_Input material:_
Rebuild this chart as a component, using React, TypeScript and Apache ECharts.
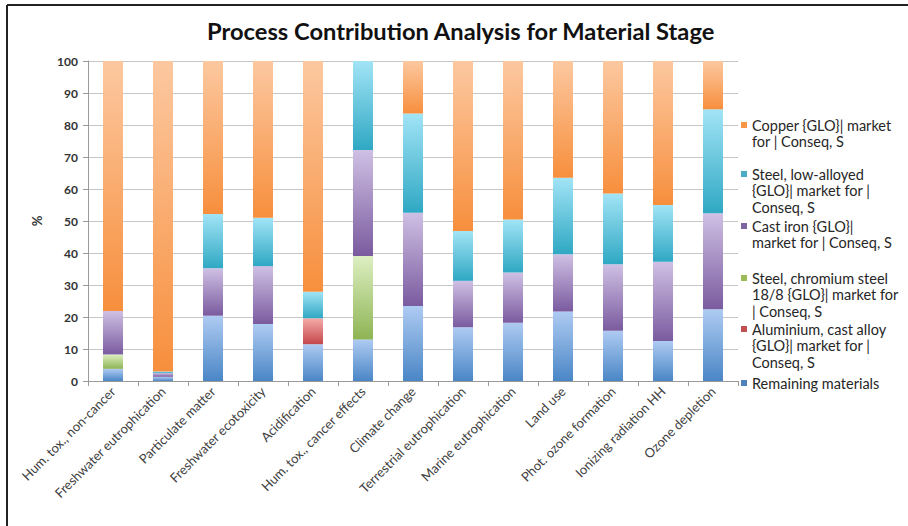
import React, { useEffect, useRef } from "react";
import * as echarts from "echarts";

const categories = [
  "Hum. tox., non-cancer",
  "Freshwater eutrophication",
  "Particulate matter",
  "Freshwater ecotoxicity",
  "Acidification",
  "Hum. tox., cancer effects",
  "Climate change",
  "Terrestrial eutrophication",
  "Marine eutrophication",
  "Land use",
  "Phot. ozone formation",
  "Ionizing radiation HH",
  "Ozone depletion",
];

const seriesNames = [
  "Remaining materials",
  "Aluminium, cast alloy {GLO}| market for | Conseq, S",
  "Steel, chromium steel 18/8 {GLO}| market for | Conseq, S",
  "Cast iron {GLO}| market for | Conseq, S",
  "Steel, low-alloyed {GLO}| market for | Conseq, S",
  "Copper {GLO}| market for | Conseq, S",
];

const legendLines = [
  ["Remaining materials"],
  ["Aluminium, cast alloy", "{GLO}| market for |", "Conseq, S"],
  ["Steel, chromium steel", "18/8 {GLO}| market for", "| Conseq, S"],
  ["Cast iron {GLO}|", "market for | Conseq, S"],
  ["Steel, low-alloyed", "{GLO}| market for |", "Conseq, S"],
  ["Copper {GLO}| market", "for | Conseq, S"],
];

const remaining = [3.8, 1.3, 20.4, 17.8, 11.5, 13.0, 23.4, 16.8, 18.2, 21.7, 15.7, 12.5, 22.4];
const aluminium = [0, 0, 0, 0, 8.1, 0, 0, 0, 0, 0, 0, 0, 0];
const chromium = [4.5, 0, 0, 0, 0, 26.1, 0, 0, 0, 0, 0, 0, 0];
const castIron = [13.6, 1.2, 14.8, 18.1, 0, 33.1, 29.2, 14.5, 15.7, 17.9, 20.8, 24.8, 30.0];
const lowAlloyed = [0, 0.5, 17.0, 15.1, 8.3, 27.8, 31.0, 15.6, 16.6, 23.9, 22.1, 17.7, 32.5];
const copper = [78.1, 97.0, 47.8, 49.0, 72.1, 0, 16.4, 53.1, 49.5, 36.5, 41.4, 45.0, 15.1];

const seriesData = [remaining, aluminium, chromium, castIron, lowAlloyed, copper];

const yTicks = { min: 0, max: 100, interval: 10 };

const gradients = [
  ["#AECBF2", "#4A86C6"],
  ["#F5ABAA", "#C4474A"],
  ["#DDEFC2", "#8EB454"],
  ["#CFC0E4", "#7A5B9F"],
  ["#A2E4F6", "#2FA8C3"],
  ["#FCC8A0", "#F78F3D"],
];
const solidColors = ["#4F81BD", "#C0504D", "#9BBB59", "#8064A2", "#4BACC6", "#F79646"];

// first-line centre (y px) of each legend entry
const legendCentres = [383, 329, 278, 226, 174, 125];

export default function App() {
  const ref = useRef<HTMLDivElement>(null);
  useEffect(() => {
    if (!ref.current) return;
    const chart = echarts.init(ref.current, undefined, { renderer: "svg" });
    const lh = 16.5;
    const legends = seriesNames.map((name, i) => {
      const n = legendLines[i].length;
      const h = (n - 1) * lh + 6;
      return {
        orient: "vertical",
        left: 741,
        top: legendCentres[i] - lh / 2,
        itemWidth: 6,
        itemHeight: h,
        padding: 0,
        icon: `path://M0 0H6V6H0Z M0 ${h}L0.01 ${h}`,
        data: [{ name, itemStyle: { color: solidColors[i] } }],
        formatter: () => legendLines[i].join("\n"),
        textStyle: {
          fontFamily: "Lato",
          fontSize: 14.5,
          color: "#262626",
          lineHeight: lh,
        },
      };
    });
    chart.setOption({
      animation: false,
      backgroundColor: "#ffffff",
      title: {
        text: "Process Contribution Analysis for Material Stage",
        left: 207,
        top: 14,
        padding: [5, 0, 5, 0],
        textStyle: { fontFamily: "Lato", fontWeight: "bold", fontSize: 23.7, color: "#111" },
      },
      legend: legends,
      grid: { left: 88, right: 170, top: 61, bottom: 145 },
      xAxis: {
        type: "category",
        data: categories,
        axisLine: { lineStyle: { color: "#9a9a9a" } },
        axisTick: { show: true, length: 5, lineStyle: { color: "#9a9a9a" } },
        axisLabel: { rotate: 45, fontFamily: "Lato", fontSize: 13, color: "#404040", margin: 8 },
      },
      yAxis: {
        type: "value",
        min: yTicks.min,
        max: yTicks.max,
        interval: yTicks.interval,
        name: "%",
        nameLocation: "middle",
        nameRotate: 90,
        nameGap: 45,
        nameTextStyle: { fontFamily: "Lato", fontSize: 13, fontWeight: "bold", color: "#333" },
        axisLine: { show: true, lineStyle: { color: "#9a9a9a" } },
        axisTick: { show: true, length: 5, lineStyle: { color: "#9a9a9a" } },
        axisLabel: { fontFamily: "Lato", fontSize: 12, fontWeight: "bold", color: "#333", margin: 10 },
        splitLine: { lineStyle: { color: "#c6c6c6" } },
      },
      series: seriesNames.map((name, i) => ({
        name,
        type: "bar",
        stack: "total",
        barWidth: 20,
        data: seriesData[i],
        itemStyle: {
          color: new echarts.graphic.LinearGradient(0, 0, 0, 1, [
            { offset: 0, color: gradients[i][0] },
            { offset: 1, color: gradients[i][1] },
          ]),
        },
      })),
      graphic: [
        { type: "line", shape: { x1: 7, y1: 5, x2: 908, y2: 5 }, style: { stroke: "#222", lineWidth: 2 } },
        { type: "line", shape: { x1: 7, y1: 5, x2: 7, y2: 526 }, style: { stroke: "#222", lineWidth: 2 } },
      ],
    });
    return () => chart.dispose();
  }, []);
  return (
    <div
      ref={ref}
      style={{ position: "absolute", left: 0, top: 0, width: 908, height: 526 }}
    />
  );
}
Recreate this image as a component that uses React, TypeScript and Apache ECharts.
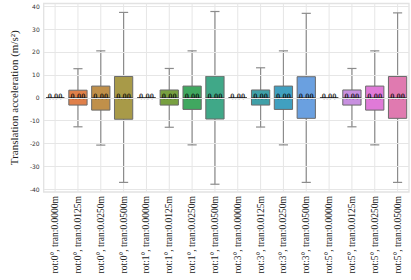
import React, { useEffect, useRef } from 'react';
import * as echarts from 'echarts';

const categories = [
  'rot:0°, tran:0.0000m', 'rot:0°, tran:0.0125m', 'rot:0°, tran:0.0250m', 'rot:0°, tran:0.0500m',
  'rot:1°, tran:0.0000m', 'rot:1°, tran:0.0125m', 'rot:1°, tran:0.0250m', 'rot:1°, tran:0.0500m',
  'rot:3°, tran:0.0000m', 'rot:3°, tran:0.0125m', 'rot:3°, tran:0.0250m', 'rot:3°, tran:0.0500m',
  'rot:5°, tran:0.0000m', 'rot:5°, tran:0.0125m', 'rot:5°, tran:0.0250m', 'rot:5°, tran:0.0500m',
];
const whiskerLow = [0, -12.7, -20.7, -37.0, 0, -12.9, -20.6, -37.8, 0, -12.8, -20.6, -37.0, 0, -12.7, -20.6, -37.0];
const q1 = [0, -3.2, -5.4, -9.4, 0, -3.2, -5.1, -9.3, 0, -3.2, -5.1, -9.0, 0, -3.2, -5.4, -9.0];
const median = [0, 0, 0, 0, 0, 0, 0, 0, 0, 0, 0, 0, 0, 0, 0, 0];
const q3 = [0, 3.3, 5.1, 9.3, 0, 3.4, 5.1, 9.4, 0, 3.4, 5.1, 9.2, 0, 3.4, 5.1, 9.3];
const whiskerHigh = [0, 12.7, 20.5, 37.3, 0, 12.8, 20.5, 37.7, 0, 13.1, 20.5, 36.9, 0, 12.8, 20.5, 37.1];
const boxColors = [
  '#e07a86', '#e0804a', '#c0904a', '#a89a48',
  '#8f9e42', '#78a040', '#40a860', '#40a888',
  '#40a698', '#40a0a8', '#40a0c0', '#6aa0e0',
  '#a090e0', '#c890e0', '#e07ad8', '#e07ab0',
];
const yTicks = [-40, -30, -20, -10, 0, 10, 20, 30, 40];
const yTitle = 'Translation acceleration (m/s²)';

export default function App() {
  const ref = useRef<HTMLDivElement>(null);
  useEffect(() => {
    document.body.style.margin = '0';
    const chart = echarts.init(ref.current!, undefined, { renderer: 'svg' });
    const data = categories.map((c, i) => [i, whiskerLow[i], q1[i], median[i], q3[i], whiskerHigh[i]]);
    const whisk = '#8c8c8c';
    const option: any = {
      animation: false,
      backgroundColor: '#ffffff',
      grid: {
        left: 26, right: 2, top: 3.5, bottom: 88,
        show: true, borderColor: '#e2e2e2', borderWidth: 1.3, backgroundColor: '#ffffff',
      },
      xAxis: {
        type: 'category',
        data: categories,
        boundaryGap: true,
        axisLine: { show: false },
        axisTick: { show: false },
        splitLine: { show: false },
        axisLabel: {
          rotate: 90, interval: 0, margin: 4,
          fontFamily: 'Liberation Serif', fontSize: 9.5, color: '#222',
        },
      },
      yAxis: {
        type: 'value',
        min: -41.2,
        max: 41.2,
        name: yTitle,
        nameLocation: 'middle',
        nameGap: 15,
        nameTextStyle: { fontFamily: 'Liberation Serif', fontSize: 11, color: '#222' },
        axisLine: { show: false },
        axisTick: { show: false, customValues: yTicks },
        splitLine: { show: false },
        axisLabel: {
          customValues: yTicks,
          fontFamily: 'DejaVu Sans', fontSize: 6, color: '#333', margin: 4,
        },
      },
      series: [
        {
          type: 'line',
          data: [],
          z: 1,
          silent: true,
          markLine: {
            silent: true,
            symbol: 'none',
            animation: false,
            label: { show: false },
            lineStyle: { color: '#e6e6e6', type: 'solid', width: 1 },
            data: yTicks.map((v) => ({ yAxis: v })),
          },
        },
        {
          type: 'custom',
          z: 2,
          data,
          encode: { x: 0, y: [1, 2, 3, 4, 5] },
          renderItem: (params: any, api: any) => {
            const i = api.value(0);
            const cx = api.coord([i, 0])[0];
            const band = api.size([1, 0])[0];
            const bw = band * 0.8;
            const capW = bw / 2;
            const yLo = api.coord([i, api.value(1)])[1];
            const yQ1 = api.coord([i, api.value(2)])[1];
            const yMed = api.coord([i, api.value(3)])[1];
            const yQ3 = api.coord([i, api.value(4)])[1];
            const yHi = api.coord([i, api.value(5)])[1];
            const cs = params.coordSys;
            const children: any[] = [
              { type: 'line', shape: { x1: cx, y1: cs.y, x2: cx, y2: cs.y + cs.height }, style: { stroke: '#e6e6e6', lineWidth: 1 } },
            ];
            if (yLo !== yQ1 || yHi !== yQ3) {
              children.push(
                { type: 'line', shape: { x1: cx, y1: yQ1, x2: cx, y2: yLo }, style: { stroke: whisk, lineWidth: 1.2 } },
                { type: 'line', shape: { x1: cx, y1: yQ3, x2: cx, y2: yHi }, style: { stroke: whisk, lineWidth: 1.2 } },
                { type: 'line', shape: { x1: cx - capW / 2, y1: yLo, x2: cx + capW / 2, y2: yLo }, style: { stroke: whisk, lineWidth: 1.2 } },
                { type: 'line', shape: { x1: cx - capW / 2, y1: yHi, x2: cx + capW / 2, y2: yHi }, style: { stroke: whisk, lineWidth: 1.2 } },
              );
            }
            children.push(
              { type: 'rect', shape: { x: cx - bw / 2, y: yQ3, width: bw, height: yQ1 - yQ3 }, style: { fill: boxColors[i], stroke: '#6a6a6a', lineWidth: 1 } },
              { type: 'line', shape: { x1: cx - bw / 2, y1: yMed, x2: cx + bw / 2, y2: yMed }, style: { stroke: '#4a4a4a', lineWidth: 1.2 } },
            );
            return { type: 'group', children };
          },
        },
        {
          type: 'scatter',
          z: 3,
          silent: true,
          symbol: 'circle',
          symbolSize: 0.01,
          itemStyle: { color: 'rgba(0,0,0,0)' },
          data: median.map((m, i) => [i, m]),
          label: {
            show: true,
            position: 'top',
            distance: 0,
            offset: [0, 3],
            rotate: 0.4,
            formatter: (p: any) => Number(p.value[1]).toFixed(2),
            color: '#000000',
            textBorderWidth: 0,
            fontFamily: 'Liberation Serif',
            fontWeight: 'bold',
            fontSize: 8.5,
          },
        },
      ],
    };
    chart.setOption(option);
    return () => chart.dispose();
  }, []);
  return <div ref={ref} style={{ width: 411, height: 280 }} />;
}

_Directions for this task:_ From the records above, copy only the lines running from the line containing "Recreate this image" to the line containing "import * as echarts from 'echarts';", both ends included. Leave the pictures out.

_Task response:_
Recreate this image as a component that uses React, TypeScript and Apache ECharts.
import React, { useEffect, useRef } from 'react';
import * as echarts from 'echarts';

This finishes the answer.